■ **THE EXERCISE**: All the data below goes into the copy word for word, but the pictures don't.

■ **STORED DATA**:

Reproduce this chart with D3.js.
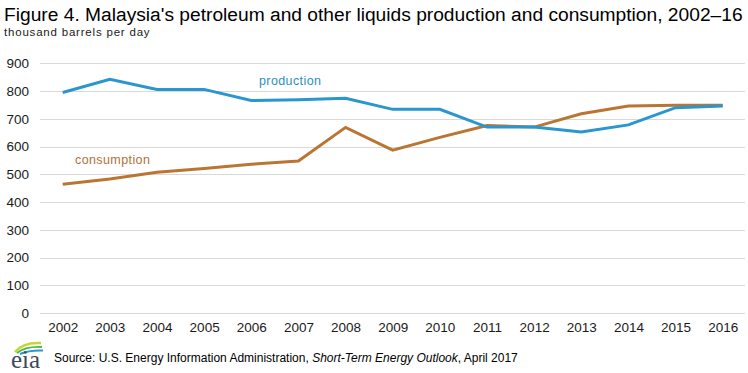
<!DOCTYPE html>
<html>
<head>
<meta charset="utf-8">
<script src="https://cdn.jsdelivr.net/npm/d3@7"></script>
<style>
  body { margin: 0; background: #fff; }
  svg { display: block; font-family: "Liberation Sans", Arial, sans-serif; }
</style>
</head>
<body>
<div id="chart"></div>
<script>
// values (thousand barrels per day)
var years = [2002, 2003, 2004, 2005, 2006, 2007, 2008, 2009, 2010, 2011, 2012, 2013, 2014, 2015, 2016];
var production = [795, 842, 806, 806, 766, 769, 774, 734, 734, 670, 670, 652, 678, 740, 746];
var consumption = [464, 483, 507, 521, 536, 548, 669, 587, 633, 676, 670, 718, 746, 749, 749];
var yTicks = [0, 100, 200, 300, 400, 500, 600, 700, 800, 900];

var w = 748, h = 373;
var svg = d3.select("#chart").append("svg")
    .attr("width", w)
    .attr("height", h);

var x = d3.scalePoint()
    .domain(years)
    .range([62.7, 722.7]);

var y = d3.scaleLinear()
    .domain([0, 900])
    .range([313, 63.3]);

// gridlines
svg.append("g")
    .selectAll("line")
    .data(yTicks)
    .enter()
    .append("line")
    .attr("x1", 40)
    .attr("x2", 745)
    .attr("y1", (d) => Math.round(y(d)) + 0.5)
    .attr("y2", (d) => Math.round(y(d)) + 0.5)
    .attr("stroke", "#d9d9d9")
    .attr("stroke-width", 1);

// y axis labels
var yAxis = svg.append("g")
    .attr("transform", "translate(29,0)")
    .call(d3.axisLeft(y).tickValues(yTicks).tickSize(0).tickPadding(0));
yAxis.select(".domain").remove();
yAxis.selectAll("text")
    .attr("font-size", 13.5)
    .attr("font-family", "Liberation Sans, Arial, sans-serif")
    .attr("fill", "#1a1a1a");

// x axis labels
var xAxis = svg.append("g")
    .attr("transform", "translate(0,322)")
    .call(d3.axisBottom(x).tickFormat(d3.format("d")).tickSize(0).tickPadding(0));
xAxis.select(".domain").remove();
xAxis.selectAll("text")
    .attr("font-size", 13.5)
    .attr("font-family", "Liberation Sans, Arial, sans-serif")
    .attr("fill", "#1a1a1a");

var line = d3.line()
    .x((d, i) => x(years[i]))
    .y((d) => y(d));

svg.append("path")
    .datum(consumption)
    .attr("d", line)
    .attr("fill", "none")
    .attr("stroke", "#bb7532")
    .attr("stroke-width", 3);

svg.append("path")
    .datum(production)
    .attr("d", line)
    .attr("fill", "none")
    .attr("stroke", "#2a96cf")
    .attr("stroke-width", 3);

// series labels
svg.append("text")
    .text("production")
    .attr("x", 259)
    .attr("y", 85)
    .attr("font-size", 12.5)
    .attr("letter-spacing", 0.4)
    .attr("fill", "#2f8fc2");

svg.append("text")
    .text("consumption")
    .attr("x", 75)
    .attr("y", 164)
    .attr("font-size", 12.5)
    .attr("letter-spacing", 0.4)
    .attr("fill", "#b0723a");

// titles
svg.append("text")
    .text("Figure 4. Malaysia's petroleum and other liquids production and consumption, 2002\u201316")
    .attr("x", 4)
    .attr("y", 21)
    .attr("font-size", 19.2)
    .attr("fill", "#000");

svg.append("text")
    .text("thousand barrels per day")
    .attr("x", 4)
    .attr("y", 36)
    .attr("font-size", 11.5)
    .attr("letter-spacing", 0.8)
    .attr("fill", "#1a1a1a");

// eia logo
var logo = svg.append("g").attr("transform", "translate(0,335)");
logo.append("path")
    .attr("d", "M15,17 Q23,7 41,8")
    .attr("fill", "none").attr("stroke", "#c6d630").attr("stroke-width", 2.5);
logo.append("path")
    .attr("d", "M17,18 Q26,11 42,12")
    .attr("fill", "none").attr("stroke", "#4db848").attr("stroke-width", 2);
logo.append("path")
    .attr("d", "M20,19 Q29,15 43,15.5")
    .attr("fill", "none").attr("stroke", "#2a96cf").attr("stroke-width", 2);
logo.append("text")
    .text("eia")
    .attr("x", 11)
    .attr("y", 33)
    .attr("font-family", "Liberation Serif, Times New Roman, serif")
    .attr("font-size", 25)
    .attr("fill", "#3b4a5a");

// source
var src = svg.append("text")
    .attr("x", 54)
    .attr("y", 362)
    .attr("font-size", 12)
    .attr("fill", "#000");
src.append("tspan").text("Source: U.S. Energy Information Administration, ");
src.append("tspan").attr("font-style", "italic").text("Short-Term Energy Outlook");
src.append("tspan").text(", April 2017");
</script>
</body>
</html>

■ **WRITTEN SOLUTION**:
Reproduce this chart with D3.js.
<!DOCTYPE html>
<html>
<head>
<meta charset="utf-8">
<script src="https://cdn.jsdelivr.net/npm/d3@7"></script>
<style>
  body { margin: 0; background: #fff; }
  svg { display: block; font-family: "Liberation Sans", Arial, sans-serif; }
</style>
</head>
<body>
<div id="chart"></div>
<script>
// values (thousand barrels per day)
var years = [2002, 2003, 2004, 2005, 2006, 2007, 2008, 2009, 2010, 2011, 2012, 2013, 2014, 2015, 2016];
var production = [795, 842, 806, 806, 766, 769, 774, 734, 734, 670, 670, 652, 678, 740, 746];
var consumption = [464, 483, 507, 521, 536, 548, 669, 587, 633, 676, 670, 718, 746, 749, 749];
var yTicks = [0, 100, 200, 300, 400, 500, 600, 700, 800, 900];

var w = 748, h = 373;
var svg = d3.select("#chart").append("svg")
    .attr("width", w)
    .attr("height", h);

var x = d3.scalePoint()
    .domain(years)
    .range([62.7, 722.7]);

var y = d3.scaleLinear()
    .domain([0, 900])
    .range([313, 63.3]);

// gridlines
svg.append("g")
    .selectAll("line")
    .data(yTicks)
    .enter()
    .append("line")
    .attr("x1", 40)
    .attr("x2", 745)
    .attr("y1", (d) => Math.round(y(d)) + 0.5)
    .attr("y2", (d) => Math.round(y(d)) + 0.5)
    .attr("stroke", "#d9d9d9")
    .attr("stroke-width", 1);

// y axis labels
var yAxis = svg.append("g")
    .attr("transform", "translate(29,0)")
    .call(d3.axisLeft(y).tickValues(yTicks).tickSize(0).tickPadding(0));
yAxis.select(".domain").remove();
yAxis.selectAll("text")
    .attr("font-size", 13.5)
    .attr("font-family", "Liberation Sans, Arial, sans-serif")
    .attr("fill", "#1a1a1a");

// x axis labels
var xAxis = svg.append("g")
    .attr("transform", "translate(0,322)")
    .call(d3.axisBottom(x).tickFormat(d3.format("d")).tickSize(0).tickPadding(0));
xAxis.select(".domain").remove();
xAxis.selectAll("text")
    .attr("font-size", 13.5)
    .attr("font-family", "Liberation Sans, Arial, sans-serif")
    .attr("fill", "#1a1a1a");

var line = d3.line()
    .x((d, i) => x(years[i]))
    .y((d) => y(d));

svg.append("path")
    .datum(consumption)
    .attr("d", line)
    .attr("fill", "none")
    .attr("stroke", "#bb7532")
    .attr("stroke-width", 3);

svg.append("path")
    .datum(production)
    .attr("d", line)
    .attr("fill", "none")
    .attr("stroke", "#2a96cf")
    .attr("stroke-width", 3);

// series labels
svg.append("text")
    .text("production")
    .attr("x", 259)
    .attr("y", 85)
    .attr("font-size", 12.5)
    .attr("letter-spacing", 0.4)
    .attr("fill", "#2f8fc2");

svg.append("text")
    .text("consumption")
    .attr("x", 75)
    .attr("y", 164)
    .attr("font-size", 12.5)
    .attr("letter-spacing", 0.4)
    .attr("fill", "#b0723a");

// titles
svg.append("text")
    .text("Figure 4. Malaysia's petroleum and other liquids production and consumption, 2002\u201316")
    .attr("x", 4)
    .attr("y", 21)
    .attr("font-size", 19.2)
    .attr("fill", "#000");

svg.append("text")
    .text("thousand barrels per day")
    .attr("x", 4)
    .attr("y", 36)
    .attr("font-size", 11.5)
    .attr("letter-spacing", 0.8)
    .attr("fill", "#1a1a1a");

// eia logo
var logo = svg.append("g").attr("transform", "translate(0,335)");
logo.append("path")
    .attr("d", "M15,17 Q23,7 41,8")
    .attr("fill", "none").attr("stroke", "#c6d630").attr("stroke-width", 2.5);
logo.append("path")
    .attr("d", "M17,18 Q26,11 42,12")
    .attr("fill", "none").attr("stroke", "#4db848").attr("stroke-width", 2);
logo.append("path")
    .attr("d", "M20,19 Q29,15 43,15.5")
    .attr("fill", "none").attr("stroke", "#2a96cf").attr("stroke-width", 2);
logo.append("text")
    .text("eia")
    .attr("x", 11)
    .attr("y", 33)
    .attr("font-family", "Liberation Serif, Times New Roman, serif")
    .attr("font-size", 25)
    .attr("fill", "#3b4a5a");

// source
var src = svg.append("text")
    .attr("x", 54)
    .attr("y", 362)
    .attr("font-size", 12)
    .attr("fill", "#000");
src.append("tspan").text("Source: U.S. Energy Information Administration, ");
src.append("tspan").attr("font-style", "italic").text("Short-Term Energy Outlook");
src.append("tspan").text(", April 2017");
</script>
</body>
</html>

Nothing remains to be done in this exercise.